● **Brief**
Please print exactly the lines below, from the start of the material up to and including the line with "(0,0) rectangle (941,343);", but none of the pictures.
- - - -
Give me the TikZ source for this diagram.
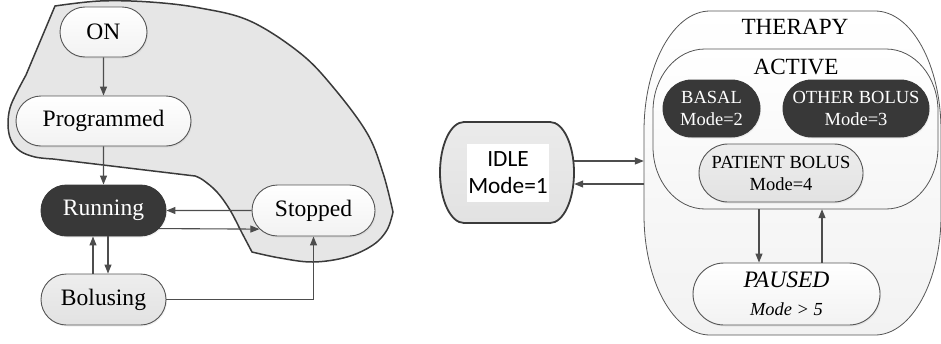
\documentclass[tikz,border=0pt]{standalone}
\usepackage{graphicx}
\usepackage{fontspec}
\setmainfont{Liberation Serif}
\newfontfamily\idlefont{Carlito}
\usetikzlibrary{shapes.misc,arrows.meta,shadows}

\definecolor{blobfill}{HTML}{E6E6E6}
\definecolor{blobedge}{HTML}{3A3A3A}
\definecolor{edge}{HTML}{555555}
\definecolor{darkstate}{HTML}{383838}
\definecolor{lightstate}{HTML}{E2E2E2}
\definecolor{arrowgray}{HTML}{4D4D4D}
\definecolor{framefill}{HTML}{F2F2F2}

% large labels: 18.4pt type enlarged to about 23.5pt
\newcommand\bigword[2][1.28]{\scalebox{#1}{\fontsize{18.4pt}{22pt}\selectfont #2}}

% box with elliptical corners: style, left, top, right, bottom, x radius, y radius
\newcommand\ovalframe[7]{%
  \path[#1] ({#2+#6},#3) -- ({#4-#6},#3)
    .. controls ({#4-0.448*#6},#3) and (#4,{#3+0.448*#7}) .. (#4,{#3+#7})
    -- (#4,{#5-#7})
    .. controls (#4,{#5-0.448*#7}) and ({#4-0.448*#6},#5) .. ({#4-#6},#5)
    -- ({#2+#6},#5)
    .. controls ({#2+0.448*#6},#5) and (#2,{#5-0.448*#7}) .. (#2,{#5-#7})
    -- (#2,{#3+#7})
    .. controls (#2,{#3+0.448*#7}) and ({#2+0.448*#6},#3) .. ({#2+#6},#3)
    -- cycle;}

\begin{document}
\begin{tikzpicture}[x=1pt,y=-1pt,
  smalltext/.style={font=\fontsize{18.5pt}{22pt}\selectfont},
  pill/.style={rounded rectangle, draw=edge, line width=0.9pt, inner sep=0pt,
    align=center, drop shadow={opacity=0.12, shadow xshift=1pt, shadow yshift=-1.5pt}},
  whitepill/.style={pill, top color=white, bottom color=framefill},
  darkpill/.style={pill, fill=darkstate, draw=darkstate, text=white},
  graypill/.style={pill, top color=lightstate!60, bottom color=lightstate},
  area/.style={draw=none, fill=none, inner sep=0pt, rectangle},
  arr/.style={draw=arrowgray, line width=1.1pt, -{Triangle[length=9pt,width=7pt]}}]

\useasboundingbox (0,0) rectangle (941,343);

% ---------- left: operating states ----------
\draw[draw=blobedge, line width=1.5pt, fill=blobfill]
  plot[smooth, tension=0.6] coordinates {(55,6) (100,1) (150,2) (200,8) (250,21) (300,53) (333,87) (367,133) (383,173) (393,212)}
  -- plot[smooth, tension=0.6] coordinates {(393,212) (387,230) (373,245) (347,257) (313,262) (280,258) (252,252)}
  -- plot[smooth, tension=0.6] coordinates {(252,252) (242,233) (230,210) (217,192) (203,180) (195,176)}
  -- plot[smooth, tension=0.6] coordinates {(53,159) (35,157) (20,151) (11,140) (8,125) (10,108) (17,92) (26,75)}
  -- cycle;

\node[whitepill, minimum width=87pt, minimum height=50pt] (on) at (103.5,32) {\bigword{ON}};
\node[whitepill, minimum width=175pt, minimum height=50pt] (prog) at (103.5,121) {\bigword{Programmed}};
\node[darkpill, minimum width=125pt, minimum height=51pt] (run) at (103.5,210.5) {\bigword{Running}};
\node[whitepill, minimum width=123pt, minimum height=51pt] (stop) at (313.5,210.5) {\bigword{Stopped}};
\node[graypill, minimum width=125pt, minimum height=51pt] (bol) at (103.5,299.5) {\bigword{Bolusing}};

\draw[arr] (on) -- (prog);
\draw[arr] (prog) -- (run);
\draw[arr] (stop) -- (run);
\draw[arr] (run.-18.57) -- (stop.199.06);
\coordinate (bup) at ([xshift=-10.5pt]bol.north);
\coordinate (bdown) at ([xshift=4.5pt]bol.north);
\draw[arr] (bup) -- (bup |- run.south);
\draw[arr] (bdown |- run.south) -- (bdown);
\draw[arr] (bol.east) -| (stop.south);

% ---------- right: pump modes ----------
\node[area, minimum width=297pt, minimum height=324pt] (therapy) at (792.5,173) {};
\ovalframe{draw=edge, line width=0.8pt, top color=white, bottom color=framefill}{644}{11}{941}{335}{66}{120}
\node[inner sep=0pt] (therapylabel) at (795,27) {\bigword[1.26]{THERAPY}};

\node[area, minimum width=285pt, minimum height=160pt] (active) at (795.5,129) {};
\ovalframe{draw=edge, line width=0.8pt, top color=white, bottom color=framefill!70!white}{653}{49}{938}{209}{52}{62}
\node[inner sep=0pt] (activelabel) at (796,67) {\bigword[1.26]{ACTIVE}};

\node[darkpill, smalltext, minimum width=97pt, minimum height=57pt] (basal) at (711.5,108.5) {BASAL\\Mode=2};
\node[darkpill, smalltext, minimum width=146pt, minimum height=57pt] (other) at (856,108.5) {OTHER BOLUS\\Mode=3};
\node[graypill, smalltext, minimum width=164pt, minimum height=58pt] (patient) at (781,173) {PATIENT BOLUS\\Mode=4};
\node[whitepill, font=\fontsize{18.4pt}{28pt}\selectfont\itshape, minimum width=187pt, minimum height=62pt] (paused) at (786.5,294)
  {\scalebox{1.28}{PAUSED}\\Mode > 5};

\node[area, minimum width=134pt, minimum height=101pt] (idle) at (507,172.5) {};
\ovalframe{draw=blobedge, line width=1.8pt, top color=lightstate!70, bottom color=lightstate}{440}{122}{574}{223}{24}{50.5}
\node[fill=white, inner sep=0pt, minimum width=82pt, minimum height=58pt, align=center,
  font=\idlefont\fontsize{23.3pt}{27pt}\selectfont] (idletext) at (508,173) {IDLE\\Mode=1};

\coordinate (idlein) at ([yshift=11.5pt]idle.east);
\coordinate (idleout) at ([yshift=-11.5pt]idle.east);
\draw[arr] (idlein) -- (idlein -| therapy.west);
\draw[arr] (idleout -| therapy.west) -- (idleout);

\coordinate (pdown) at ([xshift=-27.5pt]paused.north);
\coordinate (pup) at ([xshift=35.5pt]paused.north);
\draw[arr] (pdown |- active.south) -- (pdown);
\draw[arr] (pup) -- (pup |- active.south);
\end{tikzpicture}
\end{document}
- - - -
● **The reply**
Give me the TikZ source for this diagram.
\documentclass[tikz,border=0pt]{standalone}
\usepackage{graphicx}
\usepackage{fontspec}
\setmainfont{Liberation Serif}
\newfontfamily\idlefont{Carlito}
\usetikzlibrary{shapes.misc,arrows.meta,shadows}

\definecolor{blobfill}{HTML}{E6E6E6}
\definecolor{blobedge}{HTML}{3A3A3A}
\definecolor{edge}{HTML}{555555}
\definecolor{darkstate}{HTML}{383838}
\definecolor{lightstate}{HTML}{E2E2E2}
\definecolor{arrowgray}{HTML}{4D4D4D}
\definecolor{framefill}{HTML}{F2F2F2}

% large labels: 18.4pt type enlarged to about 23.5pt
\newcommand\bigword[2][1.28]{\scalebox{#1}{\fontsize{18.4pt}{22pt}\selectfont #2}}

% box with elliptical corners: style, left, top, right, bottom, x radius, y radius
\newcommand\ovalframe[7]{%
  \path[#1] ({#2+#6},#3) -- ({#4-#6},#3)
    .. controls ({#4-0.448*#6},#3) and (#4,{#3+0.448*#7}) .. (#4,{#3+#7})
    -- (#4,{#5-#7})
    .. controls (#4,{#5-0.448*#7}) and ({#4-0.448*#6},#5) .. ({#4-#6},#5)
    -- ({#2+#6},#5)
    .. controls ({#2+0.448*#6},#5) and (#2,{#5-0.448*#7}) .. (#2,{#5-#7})
    -- (#2,{#3+#7})
    .. controls (#2,{#3+0.448*#7}) and ({#2+0.448*#6},#3) .. ({#2+#6},#3)
    -- cycle;}

\begin{document}
\begin{tikzpicture}[x=1pt,y=-1pt,
  smalltext/.style={font=\fontsize{18.5pt}{22pt}\selectfont},
  pill/.style={rounded rectangle, draw=edge, line width=0.9pt, inner sep=0pt,
    align=center, drop shadow={opacity=0.12, shadow xshift=1pt, shadow yshift=-1.5pt}},
  whitepill/.style={pill, top color=white, bottom color=framefill},
  darkpill/.style={pill, fill=darkstate, draw=darkstate, text=white},
  graypill/.style={pill, top color=lightstate!60, bottom color=lightstate},
  area/.style={draw=none, fill=none, inner sep=0pt, rectangle},
  arr/.style={draw=arrowgray, line width=1.1pt, -{Triangle[length=9pt,width=7pt]}}]

\useasboundingbox (0,0) rectangle (941,343);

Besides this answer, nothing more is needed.